A few years ago a friend of mine asked me the following Perl riddle. Unfortunately, in order to solve it you must know Perl. As I like Python much better, I translated the riddle to Python. Attached are both versions.

I admit the Perl version is a bit more cryptic and if you know both Perl and Python you should try to solve the Perl version (but use Python for everything else in life :-) ).

Oh, and try to solve the riddle without running it (run it only as a last resort).

Perl Version

perl -wle 'print "True" if (1 x shift) !~ /^1?$|^(11+?)\1+$/' [number]

Python Version

python -c "import sys, re; print None == re.match('^1?$|^(11+?)\\1+$','1'*int(sys.argv[1]))" [number]

To alleviate all doubt – [number] denotes a numeric command line argument (e.g. 17).
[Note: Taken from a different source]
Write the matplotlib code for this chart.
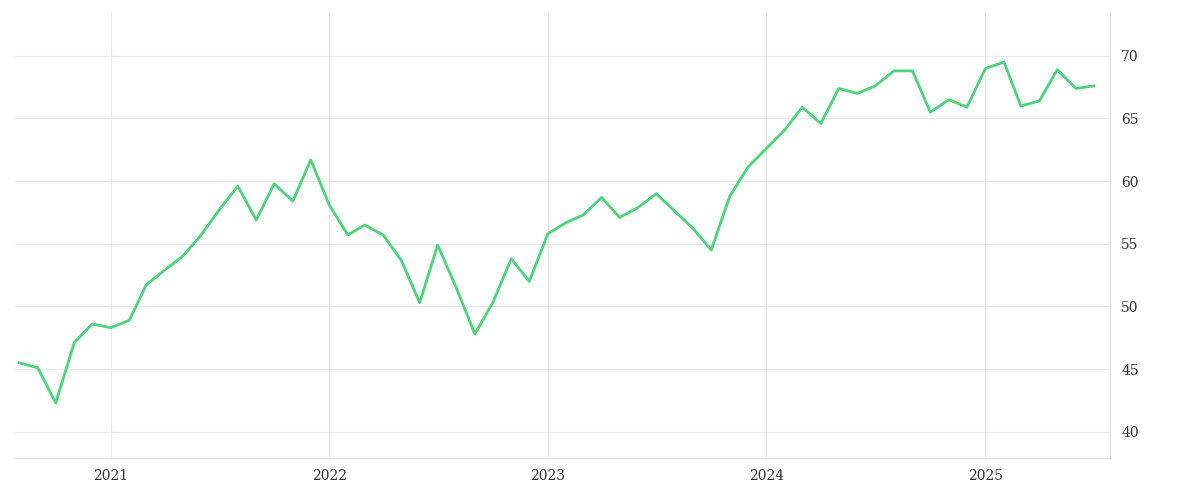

Spoiler Alert - Solution Ahead!

So let’s dissect the Perl version (the python one is very similar). Let’s start by considering the high level structure of this one liner:

perl -wle 'print "True" if (1 x shift) !~ /.../' [number]
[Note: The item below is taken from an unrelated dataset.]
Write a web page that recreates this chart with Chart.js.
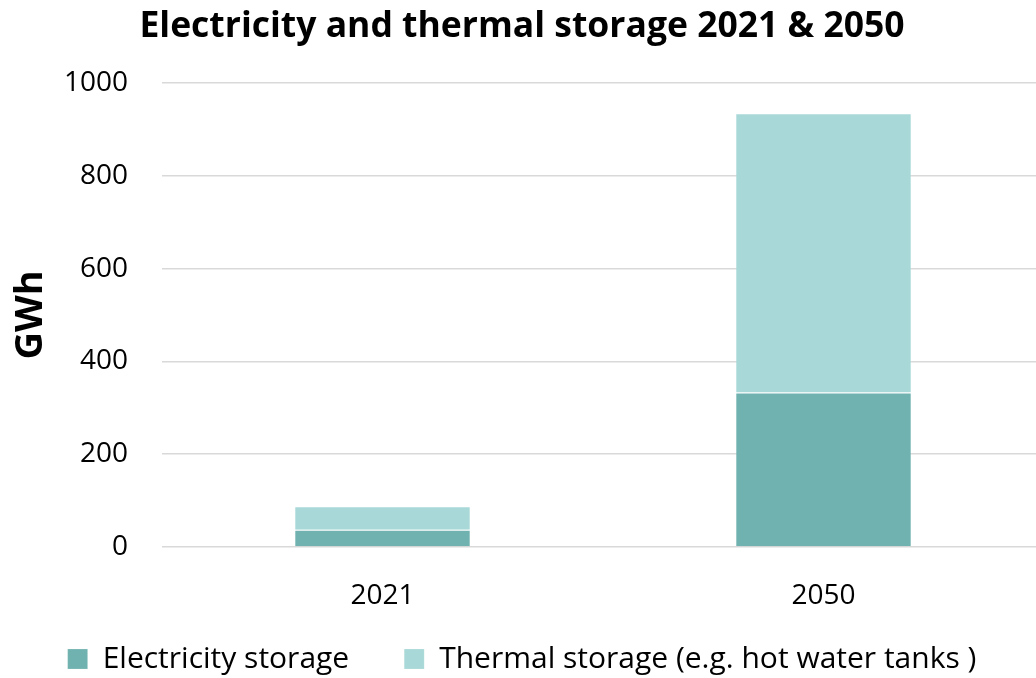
<!DOCTYPE html>
<html>
<head>
<meta charset="utf-8">
<script src="https://cdn.jsdelivr.net/npm/chart.js@4/dist/chart.umd.min.js"></script>
<style>
  html, body { margin: 0; padding: 0; background: #fff; overflow: hidden; }
  #wrap { width: 1044px; height: 678px; }
</style>
</head>
<body>
<div id="wrap"><canvas id="chart" width="1044" height="678"></canvas></div>
<script>
// Storage capacity in GWh per year
const years = ['2021', '2050'];
const electricityStorage = [37, 333];
const thermalStorage = [51, 602];
const yAxisTicks = [0, 200, 400, 600, 800, 1000];
const seriesNames = ['Electricity storage', 'Thermal storage (e.g. hot water tanks )'];
const seriesColors = ['#70b2af', '#a8d8d7'];

const FONT = "'Open Sans', 'Noto Sans', sans-serif";
const TEXT = '#000000';

Chart.defaults.font.family = FONT;
Chart.defaults.color = TEXT;

// The category labels sit partly beside the legend row; let them draw below the axis box.
const xLabelRoom = {
  id: 'xLabelRoom',
  afterLayout(chart) {
    chart.scales.x.bottom = chart.height;
  }
};

new Chart(document.getElementById('chart'), {
  type: 'bar',
  data: {
    labels: years,
    datasets: [
      {
        label: seriesNames[0],
        data: electricityStorage,
        backgroundColor: seriesColors[0],
        borderColor: 'rgba(255,255,255,0.18)',
        borderWidth: 1,
        categoryPercentage: 1,
        barPercentage: 0.4
      },
      {
        label: seriesNames[1],
        data: thermalStorage,
        backgroundColor: seriesColors[1],
        borderColor: 'rgba(255,255,255,0.18)',
        borderWidth: 1,
        categoryPercentage: 1,
        barPercentage: 0.4
      }
    ]
  },
  plugins: [xLabelRoom],
  options: {
    responsive: false,
    animation: false,
    devicePixelRatio: 1,
    layout: { padding: { left: 0, right: 0, top: 0, bottom: -6 } },
    plugins: {
      title: {
        display: true,
        text: 'Electricity and thermal storage 2021 & 2050',
        font: { family: FONT, size: 35.5, weight: 'bold' },
        color: TEXT,
        padding: { top: 5.7, bottom: 34.7 }
      },
      legend: {
        position: 'bottom',
        labels: {
          font: { family: FONT, size: 30 },
          color: TEXT,
          boxWidth: 20,
          boxHeight: 20,
          padding: 55
        }
      },
      tooltip: { enabled: false }
    },
    scales: {
      x: {
        stacked: true,
        grid: { display: false },
        border: { display: false },
        ticks: {
          font: { family: FONT, size: 28 },
          color: TEXT,
          padding: 24
        },
        afterFit: (s) => { s.height = 42; }
      },
      y: {
        stacked: true,
        min: 0,
        max: 1000,
        afterBuildTicks: (s) => { s.ticks = yAxisTicks.map(v => ({ value: v })); },
        ticks: {
          font: { family: FONT, size: 28 },
          color: TEXT,
          padding: 34,
          callback: (v) => String(v)
        },
        grid: { color: '#d9d9d9', lineWidth: 1.5, drawTicks: false },
        border: { display: false },
        title: {
          display: true,
          text: 'GWh',
          font: { family: FONT, size: 38, weight: 'bold' },
          color: TEXT,
          padding: { top: 8, bottom: 0 }
        },
        afterFit: (s) => { s.width = 162; }
      }
    }
  }
});
</script>
</body>
</html>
We are taking the number argument, creating a string containing only “1”s of length that number and comparing it to a regular expression (RE). We will print “True” only if it doesn’t match the regular expression.
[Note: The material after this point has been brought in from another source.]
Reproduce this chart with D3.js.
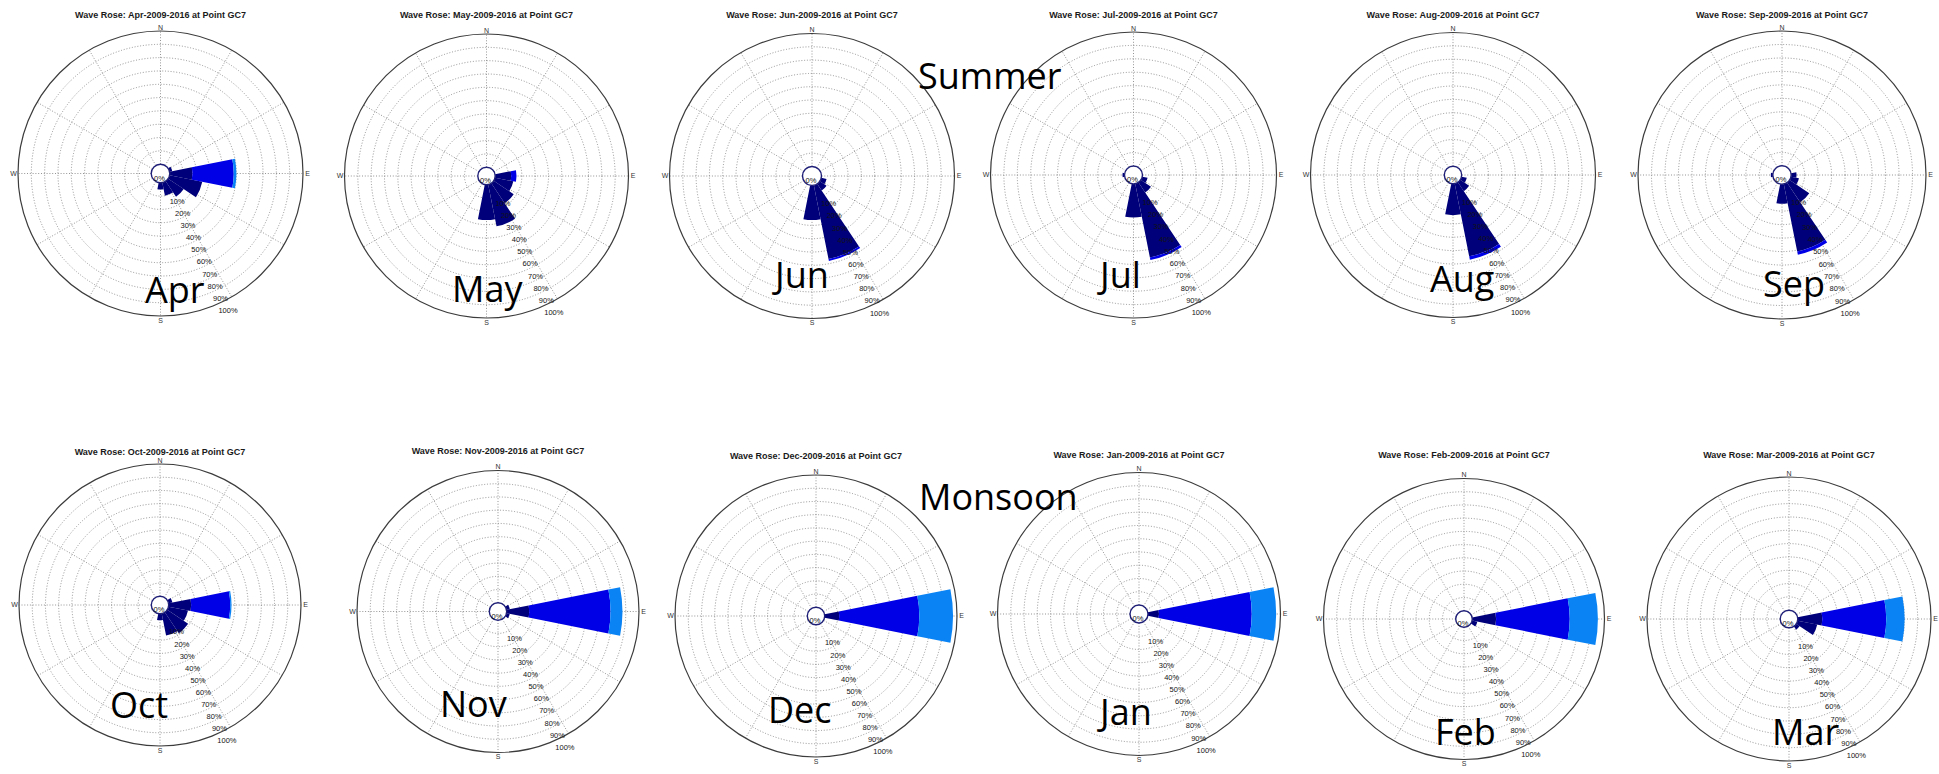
<!DOCTYPE html>
<html>
<head>
<meta charset="utf-8">
<script src="https://cdn.jsdelivr.net/npm/d3@7"></script>
<style>
  html, body { margin: 0; padding: 0; background: #ffffff; }
  svg { display: block; }
  .title { font-family: "Liberation Sans", Arial, sans-serif; font-weight: bold; font-size: 9px; fill: #1a1a1a; }
  .pct { font-family: "Liberation Sans", Arial, sans-serif; font-size: 7.5px; fill: #141414; }
  .compass { font-family: "Liberation Sans", Arial, sans-serif; font-size: 7px; fill: #333; }
  .tag { font-family: "Open Sans", sans-serif; font-size: 36px; fill: #000; }
</style>
</head>
<body>
<svg id="chart" width="1939" height="774"></svg>
<script>
// ---- data ---------------------------------------------------------------
const months = ["Apr", "May", "Jun", "Jul", "Aug", "Sep", "Oct", "Nov", "Dec", "Jan", "Feb", "Mar"];
const directions = ["N", "NNE", "NE", "ENE", "E", "ESE", "SE", "SSE", "S", "SSW", "SW", "WSW", "W", "WNW", "NW", "NNW"];
const ringTicks = [10, 20, 30, 40, 50, 60, 70, 80, 90, 100];
const compassPoints = ["N", "E", "S", "W"];
const seasons = ["Summer", "Monsoon"];
const heightClasses = ["low", "mid", "high"];

// frequency (%) per direction, N .. NNW, lowest wave-height class
const lowClass = [
  /* Apr */ [0, 0, 0, 2, 17, 25, 14, 10, 5, 0, 0, 0, 0, 0, 0, 0],
  /* May */ [0, 0, 0, 0, 12, 14, 18, 32, 26.5, 0, 0, 0, 0, 0, 0, 0],
  /* Jun */ [0, 0, 0, 0, 0, 4, 6, 56.5, 26, 0, 0, 0, 0, 0, 0, 0],
  /* Jul */ [0, 0, 0, 0, 0, 4, 9, 56, 25, 0, 0, 0, 1.5, 0, 0, 0],
  /* Aug */ [0, 0, 0, 0, 0, 4, 8, 55.5, 23.5, 0, 0, 0, 0, 0, 0, 0],
  /* Sep */ [0, 0, 0, 0, 4, 6, 17.5, 51, 14.5, 0, 0, 0, 1.5, 0, 0, 0],
  /* Oct */ [0, 0, 0, 3, 17, 15, 19, 17, 5, 0, 0, 0, 0, 0, 0, 0],
  /* Nov */ [0, 0, 0, 2.5, 17, 2.5, 0, 0, 0, 0, 0, 0, 0, 0, 0, 0],
  /* Dec */ [0, 0, 0, 0, 11, 0, 0, 0, 0, 0, 0, 0, 0, 0, 0, 0],
  /* Jan */ [0, 0, 0, 0, 8.3, 0, 0, 0, 0, 0, 0, 0, 0, 0, 0, 0],
  /* Feb */ [0, 0, 0, 0, 18, 4, 0, 0, 0, 0, 0, 0, 0, 0, 0, 0],
  /* Mar */ [0, 0, 0, 0, 18.4, 15, 3, 0, 0, 0, 0, 0, 0, 0, 0, 0]
];
// middle wave-height class
const midClass = [
  /* Apr */ [0, 0, 0, 0, 31, 0, 0, 0, 0, 0, 0, 0, 0, 0, 0, 0],
  /* May */ [0, 0, 0, 0, 4, 0, 0, 0, 0, 0, 0, 0, 0, 0, 0, 0],
  /* Jun */ [0, 0, 0, 0, 0, 0, 0, 1.5, 0, 0, 0, 0, 0, 0, 0, 0],
  /* Jul */ [0, 0, 0, 0, 0, 0, 0, 2, 0, 0, 0, 0, 0, 0, 0, 0],
  /* Aug */ [0, 0, 0, 0, 0, 0, 0, 2.5, 0, 0, 0, 0, 0, 0, 0, 0],
  /* Sep */ [0, 0, 0, 0, 0, 0, 0, 2.5, 0, 0, 0, 0, 0, 0, 0, 0],
  /* Oct */ [0, 0, 0, 0, 29.5, 0, 0, 0, 0, 0, 0, 0, 0, 0, 0, 0],
  /* Nov */ [0, 0, 0, 0, 61.5, 0, 0, 0, 0, 0, 0, 0, 0, 0, 0, 0],
  /* Dec */ [0, 0, 0, 0, 60.5, 0, 0, 0, 0, 0, 0, 0, 0, 0, 0, 0],
  /* Jan */ [0, 0, 0, 0, 70, 0, 0, 0, 0, 0, 0, 0, 0, 0, 0, 0],
  /* Feb */ [0, 0, 0, 0, 55.7, 0, 0, 0, 0, 0, 0, 0, 0, 0, 0, 0],
  /* Mar */ [0, 0, 0, 0, 48, 0, 0, 0, 0, 0, 0, 0, 0, 0, 0, 0]
];
// highest wave-height class
const highClass = [
  /* Apr */ [0, 0, 0, 0, 2, 0, 0, 0, 0, 0, 0, 0, 0, 0, 0, 0],
  /* May */ [0, 0, 0, 0, 0, 0, 0, 0, 0, 0, 0, 0, 0, 0, 0, 0],
  /* Jun */ [0, 0, 0, 0, 0, 0, 0, 0, 0, 0, 0, 0, 0, 0, 0, 0],
  /* Jul */ [0, 0, 0, 0, 0, 0, 0, 0, 0, 0, 0, 0, 0, 0, 0, 0],
  /* Aug */ [0, 0, 0, 0, 0, 0, 0, 0, 0, 0, 0, 0, 0, 0, 0, 0],
  /* Sep */ [0, 0, 0, 0, 0, 0, 0, 0, 0, 0, 0, 0, 0, 0, 0, 0],
  /* Oct */ [0, 0, 0, 0, 1, 0, 0, 0, 0, 0, 0, 0, 0, 0, 0, 0],
  /* Nov */ [0, 0, 0, 0, 9, 0, 0, 0, 0, 0, 0, 0, 0, 0, 0, 0],
  /* Dec */ [0, 0, 0, 0, 25.5, 0, 0, 0, 0, 0, 0, 0, 0, 0, 0, 0],
  /* Jan */ [0, 0, 0, 0, 18.4, 0, 0, 0, 0, 0, 0, 0, 0, 0, 0, 0],
  /* Feb */ [0, 0, 0, 0, 21.3, 0, 0, 0, 0, 0, 0, 0, 0, 0, 0, 0],
  /* Mar */ [0, 0, 0, 0, 13.8, 0, 0, 0, 0, 0, 0, 0, 0, 0, 0, 0]
];

// ---- layout -------------------------------------------------------------
// rose centre, outer radius, hole radius, title line, month tag position
const layout = [
  { cx: 160.5, cy: 173.5, R: 142.5, r0: 9.3, titleY: 15,  tagX: 145,  tagY: 303 },
  { cx: 486.5, cy: 176,   R: 142,   r0: 8.7, titleY: 15,  tagX: 452,  tagY: 302 },
  { cx: 812,   cy: 176,   R: 142.5, r0: 9.5, titleY: 15,  tagX: 775,  tagY: 288 },
  { cx: 1133.5,cy: 175,   R: 143,   r0: 9,   titleY: 15,  tagX: 1100, tagY: 288 },
  { cx: 1453,  cy: 175,   R: 142.5, r0: 8.7, titleY: 15,  tagX: 1430, tagY: 292 },
  { cx: 1782,  cy: 175,   R: 144,   r0: 9.2, titleY: 15,  tagX: 1763, tagY: 297 },
  { cx: 160,   cy: 605,   R: 141,   r0: 8.7, titleY: 452, tagX: 110,  tagY: 718 },
  { cx: 498,   cy: 611.5, R: 141,   r0: 8.7, titleY: 451, tagX: 440,  tagY: 717 },
  { cx: 816,   cy: 616,   R: 141,   r0: 8.7, titleY: 456, tagX: 768,  tagY: 723 },
  { cx: 1139,  cy: 614,   R: 141.5, r0: 9,   titleY: 455, tagX: 1100, tagY: 725 },
  { cx: 1464,  cy: 619,   R: 140.5, r0: 8.3, titleY: 455, tagX: 1435, tagY: 745 },
  { cx: 1789,  cy: 619,   R: 142,   r0: 8.8, titleY: 455, tagX: 1772, tagY: 745 }
];
const seasonPos = [{ x: 918, y: 89 }, { x: 919, y: 510 }];
const classColors = ["#00007a", "#0000e6", "#0a84f5"];
const labelBearing = 156 * Math.PI / 180;   // direction of the % scale labels

// ---- drawing ------------------------------------------------------------
const svg = d3.select("#chart");
const arc = d3.arc();
const dirAngle = d3.scaleLinear().domain([0, directions.length]).range([0, 2 * Math.PI]);

months.forEach((month, i) => {
  const L = layout[i];
  const g = svg.append("g").attr("transform", `translate(${L.cx},${L.cy})`);
  const r = d3.scaleLinear().domain([0, 100]).range([L.r0, L.R]);

  // dotted range rings
  g.append("g").selectAll("circle")
    .data(ringTicks.filter(t => t < 100))
    .join("circle")
    .attr("r", d => r(d))
    .attr("fill", "none")
    .attr("stroke", "#7a7a7a")
    .attr("stroke-width", 0.8)
    .attr("stroke-dasharray", "1 1.8");

  // dotted spokes every 30 degrees
  g.append("g").selectAll("line")
    .data(d3.range(0, 360, 30))
    .join("line")
    .attr("x1", d => r(0) * Math.sin(d * Math.PI / 180))
    .attr("y1", d => -r(0) * Math.cos(d * Math.PI / 180))
    .attr("x2", d => r(100) * Math.sin(d * Math.PI / 180))
    .attr("y2", d => -r(100) * Math.cos(d * Math.PI / 180))
    .attr("stroke", "#7a7a7a")
    .attr("stroke-width", 0.8)
    .attr("stroke-dasharray", "1 1.8");

  // stacked direction sectors
  const rows = directions.map((d, k) => ({
    dir: k, low: lowClass[i][k], mid: midClass[i][k], high: highClass[i][k]
  }));
  const layers = d3.stack().keys(heightClasses)(rows);
  layers.forEach((layer, c) => {
    g.append("g").selectAll("path")
      .data(layer.filter(d => d[1] > d[0]))
      .join("path")
      .attr("d", d => arc({
        innerRadius: r(d[0]),
        outerRadius: r(d[1]),
        startAngle: dirAngle(d.data.dir - 0.5),
        endAngle: dirAngle(d.data.dir + 0.5)
      }))
      .attr("fill", classColors[c]);
  });

  // outer 100% circle
  g.append("circle")
    .attr("r", r(100))
    .attr("fill", "none")
    .attr("stroke", "#3c3c3c")
    .attr("stroke-width", 1.2);

  // calm hole
  g.append("circle")
    .attr("r", r(0))
    .attr("fill", "#ffffff")
    .attr("stroke", "#1f1f78")
    .attr("stroke-width", 1.4);
  g.append("text").attr("class", "pct")
    .attr("x", -1).attr("y", 7).attr("text-anchor", "middle").text("0%");

  // percentage labels along the scale direction
  g.append("g").selectAll("text")
    .data(ringTicks)
    .join("text")
    .attr("class", "pct")
    .attr("x", d => r(d) * Math.sin(labelBearing))
    .attr("y", d => -r(d) * Math.cos(labelBearing) + 9.4)
    .text(d => d + "%");

  // compass letters
  const R = r(100);
  const cpos = { N: [0, -(R + 3.5)], E: [R + 4.5, 0], S: [0, R + 4.5], W: [-(R + 4.5), 0] };
  g.append("g").selectAll("text")
    .data(compassPoints)
    .join("text")
    .attr("class", "compass")
    .attr("x", d => cpos[d][0])
    .attr("y", d => cpos[d][1])
    .attr("dy", "0.35em")
    .attr("text-anchor", "middle")
    .text(d => d);

  // title
  svg.append("text").attr("class", "title")
    .attr("x", L.cx).attr("y", L.titleY).attr("dy", "0.35em")
    .attr("text-anchor", "middle")
    .text(`Wave Rose: ${month}-2009-2016 at Point GC7`);

  // month tag
  svg.append("text").attr("class", "tag")
    .attr("x", L.tagX).attr("y", L.tagY).text(month);
});

// season captions
svg.selectAll("text.season")
  .data(seasons)
  .join("text")
  .attr("class", "tag season")
  .attr("x", (d, k) => seasonPos[k].x)
  .attr("y", (d, k) => seasonPos[k].y)
  .text(d => d);
</script>
</body>
</html>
What is the regular expression? Let’s have a closer look:

/^1?$|^(11+?)\1+$/

We are ORing (‘|’) two REs. The first one matches the empty string or the string that is just “1”. So we will not print “True” if our number is 0 or 1. The second RE, looks for a string, call it \(S_k\) of length k (\(k \ge 2\)) consisting only of “1”s, and matches if we can cover the entirety of the original string, with copies of \(S_k\). Did you get it? This is (an extremely inefficient) one-line prime number detector!